Donna handed him the remote control. He pressed the button. Nothing happened.

“Turn it off and turn it on again,” said Donna. He did. Then he pressed the button. Jodi Taylor screamed.

(Later, during a break from filming, a few crowd members expressed doubt that there really was electricity coursing through the pads into Jodi Taylor's genitals, so one of them placed the pad against her hand and pressed the button and shrieked. Later still, I got an e-mail from Jodi Taylor: “Obviously if something like public disgrace happened to me in real life, it'd be extremely intense, horrifying and awful. But that's the beauty of porn. You can actually do these crazy things without actually doing them. It's all make-believe. It's pure fantasy and a fantasy is never humiliating or scary. It's awesome. Princess Donna is all about making the PORN GIRL'S fantasy come alive far more than the fantasy of the people viewing it. Only with her can you have a fantasy as taboo as gangbang or public disgrace and actually get to live it out while being completely safe and comfortable.”)

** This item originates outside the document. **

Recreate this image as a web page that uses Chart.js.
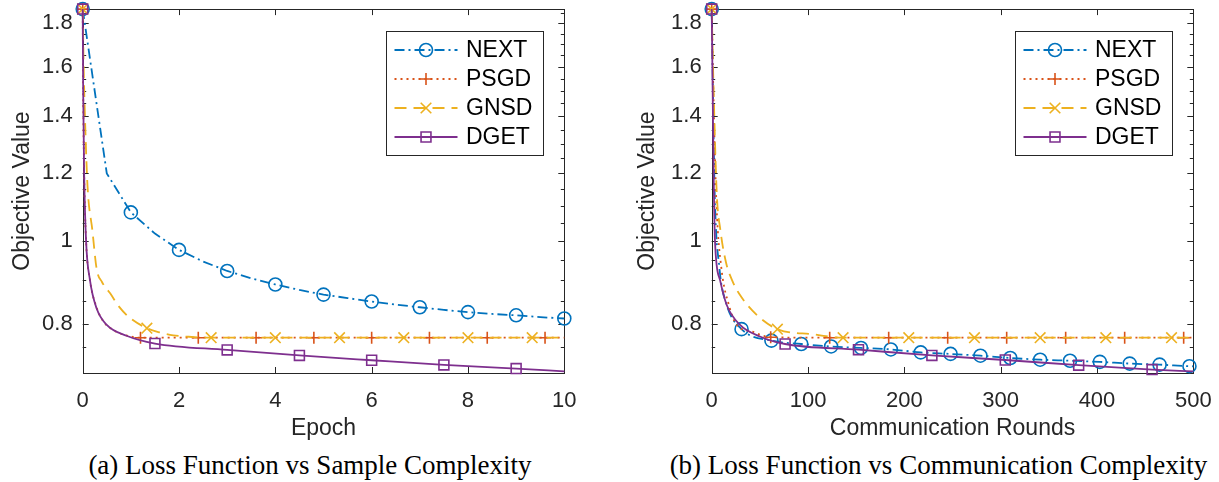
<!DOCTYPE html>
<html>
<head>
<meta charset="utf-8">
<script src="https://cdn.jsdelivr.net/npm/chart.js@4.4.1/dist/chart.umd.min.js"></script>
<style>
  html, body { margin: 0; padding: 0; background: #fff; }
  #wrap { position: relative; width: 1219px; height: 482px; overflow: hidden; background: #fff; }
  canvas { position: absolute; top: 0; }
  #left { left: 0; }
  #right { left: 600px; }
  .cap { position: absolute; top: 450px; font-family: 'Liberation Serif', 'Times New Roman', serif;
         font-size: 27px; line-height: 30px; text-align: center; color: #000; white-space: nowrap; }
</style>
</head>
<body>
<div id="wrap">
  <canvas id="left" width="600" height="442"></canvas>
  <canvas id="right" width="619" height="442"></canvas>
  <div class="cap" style="left:0;width:620px">(a) Loss Function vs Sample Complexity</div>
  <div class="cap" style="left:658px;width:561px">(b) Loss Function vs Communication Complexity</div>
</div>
<script>
// ---- data ----
const seriesNames = ['NEXT', 'PSGD', 'GNSD', 'DGET'];
const yTicks = [0.8, 1, 1.2, 1.4, 1.6, 1.8];
const yMinorTicks = [0.75, 0.85, 0.9, 0.95, 1.05, 1.1, 1.15, 1.25, 1.3, 1.35, 1.45, 1.5, 1.55, 1.65, 1.7, 1.75, 1.85];

// (a) objective vs epoch
const nextEpochX = [0, 0.5, 1, 1.5, 2, 2.5, 3, 3.5, 4, 4.5, 5, 5.5, 6, 6.5, 7, 7.5, 8, 8.5, 9, 9.5, 10];
const nextEpochY = [1.87, 1.2, 1.08, 1.02, 0.976, 0.946, 0.922, 0.904, 0.889, 0.876, 0.865, 0.857, 0.849, 0.842, 0.836, 0.830, 0.825, 0.821, 0.818, 0.814, 0.811];
const psgdEpochX = [0, 0.01, 0.03, 0.07, 0.15, 0.29, 0.42, 0.67, 0.9, 1.2, 2.4, 3.6, 4.8, 6.0, 7.2, 8.4, 9.6, 10];
const psgdEpochY = [1.87, 1.5, 1.2, 1.0, 0.9, 0.835, 0.806, 0.784, 0.775, 0.770, 0.770, 0.770, 0.770, 0.770, 0.770, 0.770, 0.770, 0.770];
const gnsdEpochX = [0, 0.02, 0.05, 0.1, 0.2, 0.29, 0.4, 0.57, 0.75, 0.95, 1.333, 1.6, 1.88, 2.2, 2.667, 4, 5.333, 6.667, 8, 9.333, 10];
const gnsdEpochY = [1.87, 1.6, 1.38, 1.16, 1.03, 0.927, 0.895, 0.868, 0.838, 0.815, 0.790, 0.781, 0.775, 0.772, 0.770, 0.770, 0.770, 0.770, 0.770, 0.770, 0.770];
const dgetEpochX = [0, 0.01, 0.03, 0.07, 0.15, 0.29, 0.5, 0.91, 1.5, 3, 4.5, 6, 7.5, 9, 10];
const dgetEpochY = [1.87, 1.5, 1.2, 1.0, 0.9, 0.833, 0.797, 0.774, 0.758, 0.745, 0.734, 0.7245, 0.7155, 0.7085, 0.703];

// (b) objective vs communication rounds
const nextRoundX = [0, 3, 8, 15, 31, 62, 93, 124, 155, 186, 217, 248, 279, 310, 341, 372, 403, 434, 465, 496, 500];
const nextRoundY = [1.87, 1.15, 0.93, 0.845, 0.788, 0.764, 0.757, 0.752, 0.749, 0.746, 0.740, 0.737, 0.7335, 0.729, 0.7256, 0.7236, 0.7213, 0.718, 0.716, 0.713, 0.7128];
const psgdRoundX = [0, 2, 5, 10, 18, 26, 41.5, 61.25, 122.5, 183.75, 245, 306.25, 367.5, 428.75, 490, 500];
const psgdRoundY = [1.87, 1.45, 1.1, 0.93, 0.84, 0.797, 0.783, 0.771, 0.770, 0.770, 0.770, 0.770, 0.770, 0.770, 0.770, 0.770];
const gnsdRoundX = [0, 2, 5.2, 9, 14.8, 21, 29.4, 46.7, 68.2, 105.5, 136.4, 204.6, 272.8, 341, 409.2, 477.4, 500];
const gnsdRoundY = [1.87, 1.5, 1.14, 1.03, 0.944, 0.9, 0.864, 0.819, 0.788, 0.777, 0.770, 0.770, 0.770, 0.770, 0.770, 0.770, 0.770];
const dgetRoundX = [0, 1, 2, 3.4, 8.6, 15.6, 29.4, 50, 76.2, 152.4, 228.6, 304.8, 381, 457.2, 500];
const dgetRoundY = [1.87, 1.5, 1.2, 1.0, 0.9, 0.841, 0.797, 0.7726, 0.757, 0.7455, 0.734, 0.725, 0.715, 0.7065, 0.703];

// ---- styles ----
const styles = {
  NEXT: { color: '#0072BD', dash: [10, 4, 2, 4], point: 'circle', r: 6.5, order: 4 },
  PSGD: { color: '#D95319', dash: [2, 4], point: 'cross', r: 6, order: 3 },
  GNSD: { color: '#EDB120', dash: [12, 7], point: 'crossRot', r: 7.5, order: 2 },
  DGET: { color: '#7E2F8E', dash: [], point: 'rect', r: 7, order: 1 }
};
const axisColor = '#262626';
const sans = '"Liberation Sans", Arial, Helvetica, sans-serif';

function markerRadius(step, r) {
  return ctx => {
    if (!ctx.raw) return r;
    const k = ctx.raw.x / step;
    return Math.abs(k - Math.round(k)) < 0.002 ? r : 0;
  };
}

function makeDataset(name, xs, ys, step, smooth) {
  const s = styles[name];
  return {
    label: name,
    data: xs.map((x, i) => ({ x: x, y: ys[i] })),
    borderColor: s.color,
    backgroundColor: s.color,
    borderWidth: 1.8,
    borderDash: s.dash,
    pointStyle: s.point,
    pointRadius: markerRadius(step, s.r),
    pointHoverRadius: 0,
    pointBorderColor: s.color,
    pointBackgroundColor: 'rgba(0,0,0,0)',
    pointBorderWidth: 1.6,
    cubicInterpolationMode: smooth ? 'monotone' : 'default',
    tension: 0,
    clip: false,
    order: s.order
  };
}

function drawMarker(ctx, style, x, y, r) {
  ctx.beginPath();
  if (style === 'circle') {
    ctx.arc(x, y, r, 0, Math.PI * 2);
  } else if (style === 'cross') {
    ctx.moveTo(x - r, y); ctx.lineTo(x + r, y);
    ctx.moveTo(x, y - r); ctx.lineTo(x, y + r);
  } else if (style === 'crossRot') {
    const d = r * Math.SQRT1_2;
    ctx.moveTo(x - d, y - d); ctx.lineTo(x + d, y + d);
    ctx.moveTo(x - d, y + d); ctx.lineTo(x + d, y - d);
  } else if (style === 'rect') {
    const d = r * Math.SQRT1_2;
    ctx.rect(x - d, y - d, 2 * d, 2 * d);
  }
  ctx.stroke();
}

// matlab style box, inward ticks, legend
const matlabAxes = {
  id: 'matlabAxes',
  beforeDatasetsDraw(chart) {
    const { ctx, chartArea: a, scales: { x, y } } = chart;
    ctx.save();
    ctx.strokeStyle = axisColor;
    ctx.lineWidth = 1;
    ctx.strokeRect(Math.round(a.left) + 0.5, Math.round(a.top) + 0.5,
      Math.round(a.right) - Math.round(a.left), Math.round(a.bottom) - Math.round(a.top));
    ctx.beginPath();
    x.ticks.forEach(t => {
      const px = Math.round(x.getPixelForValue(t.value)) + 0.5;
      ctx.moveTo(px, a.bottom); ctx.lineTo(px, a.bottom - 6);
      ctx.moveTo(px, a.top); ctx.lineTo(px, a.top + 6);
    });
    yTicks.forEach(v => {
      const py = Math.round(y.getPixelForValue(v)) + 0.5;
      ctx.moveTo(a.left, py); ctx.lineTo(a.left + 6, py);
      ctx.moveTo(a.right, py); ctx.lineTo(a.right - 6, py);
    });
    yMinorTicks.forEach(v => {
      const py = Math.round(y.getPixelForValue(v)) + 0.5;
      ctx.moveTo(a.left, py); ctx.lineTo(a.left + 3.5, py);
      ctx.moveTo(a.right, py); ctx.lineTo(a.right - 3.5, py);
    });
    ctx.stroke();
    ctx.restore();
  },
  afterDraw(chart) {
    const { ctx, chartArea: a } = chart;
    const w = 157, h = 124;
    const left = Math.round(a.right - 21.5 - w), top = Math.round(a.top + 22);
    ctx.save();
    ctx.fillStyle = '#fff';
    ctx.fillRect(left, top, w, h);
    ctx.strokeStyle = axisColor;
    ctx.lineWidth = 1;
    ctx.strokeRect(left + 0.5, top + 0.5, w, h);
    seriesNames.forEach((name, i) => {
      const s = styles[name];
      const yy = top + 19 + i * 29;
      ctx.strokeStyle = s.color;
      ctx.lineWidth = 1.8;
      ctx.setLineDash(s.dash);
      ctx.beginPath();
      ctx.moveTo(left + 8.5, yy); ctx.lineTo(left + 71.5, yy);
      ctx.stroke();
      ctx.setLineDash([]);
      ctx.lineWidth = 1.6;
      drawMarker(ctx, s.point, left + 40, yy, s.r);
      ctx.fillStyle = '#000';
      ctx.font = '23px ' + sans;
      ctx.textBaseline = 'middle';
      ctx.textAlign = 'left';
      ctx.fillText(name, left + 80, yy + 1);
    });
    ctx.restore();
  }
};

function makeChart(id, datasets, xMax, xStep, xTitle, yAxisWidth, yTitlePad, padRight) {
  return new Chart(document.getElementById(id), {
    type: 'line',
    data: { datasets: datasets },
    plugins: [matlabAxes],
    options: {
      responsive: false,
      animation: false,
      devicePixelRatio: 1,
      events: [],
      layout: { padding: { left: 0, top: 8, right: padRight, bottom: 0 } },
      plugins: { legend: { display: false }, tooltip: { enabled: false } },
      scales: {
        x: {
          type: 'linear', min: 0, max: xMax,
          grid: { display: false, drawTicks: false },
          border: { display: false },
          ticks: { stepSize: xStep, padding: 15, color: axisColor, font: { family: sans, size: 22 }, maxRotation: 0 },
          title: { display: true, text: xTitle, color: axisColor, font: { family: sans, size: 23 }, padding: { top: 0, bottom: 0 } },
          afterFit: s => { s.height = 69; s.paddingLeft = 0; s.paddingRight = 0; }
        },
        y: {
          type: 'logarithmic', min: 0.7, max: 1.87, bounds: 'data',
          grid: { display: false, drawTicks: false },
          border: { display: false },
          afterBuildTicks: s => { s.ticks = yTicks.map(v => ({ value: v })); },
          ticks: { padding: 10, color: axisColor, font: { family: sans, size: 22 }, callback: v => String(v) },
          title: { display: true, text: 'Objective Value', color: axisColor, font: { family: sans, size: 23 }, padding: { top: yTitlePad, bottom: 0 } },
          afterFit: s => { s.width = yAxisWidth; s.paddingTop = 0; s.paddingBottom = 0; }
        }
      }
    }
  });
}

makeChart('left', [
  makeDataset('NEXT', nextEpochX, nextEpochY, 1, false),
  makeDataset('PSGD', psgdEpochX, psgdEpochY, 1.2, true),
  makeDataset('GNSD', gnsdEpochX, gnsdEpochY, 4 / 3, true),
  makeDataset('DGET', dgetEpochX, dgetEpochY, 1.5, true)
], 10, 2, 'Epoch', 82.7, 8.7, 35.7);

makeChart('right', [
  makeDataset('NEXT', nextRoundX, nextRoundY, 31, true),
  makeDataset('PSGD', psgdRoundX, psgdRoundY, 61.25, true),
  makeDataset('GNSD', gnsdRoundX, gnsdRoundY, 68.2, true),
  makeDataset('DGET', dgetRoundX, dgetRoundY, 76.2, true)
], 500, 100, 'Communication Rounds', 111.7, 33.7, 25.7);
</script>
</body>
</html>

Shylar Cobi had told me that the crowd was composed of friends and friends of friends, with one exception. A hired porn actor was mingling among us. And now he emerged and started having sex with Jodi Taylor. At this, everyone became a bit bolder, if still slightly stilted. “Put ice on her tooth,” a man shouted. Someone poured beer over Jodi Taylor's head. I tried to maintain a respectful distance, but from time to time, when needing to ensure that I was accurately chronicling the minutiae of it, I think I drifted into shot. And so, if you are a Public Disgrace viewer and the erotic ambience was ruined for you by the sudden emergence of a bespectacled man peering in close and writing things in a notepad, I'm sorry.

Then they finished and cleaned up, and everyone went home. Later I spent a little time with Donna. I told her I thought she'd definitely created a more mindful working environment than most regular offices. There were no bullying bosses stalking around shaming the employees. “Are other corners of the porn industry more frightening and exploitative?” I asked her. “And that's why everyone here was making a special effort?”

Donna nodded but said she didn't want to talk about other parts of the porn industry. She wanted to talk about what she was trying to achieve with Public Disgrace. “America is a very puritanical place,” she said. “If I can help one person feel less freakish and alone because of what they like, then I'll be a success. But I know I've already reached more people than that.”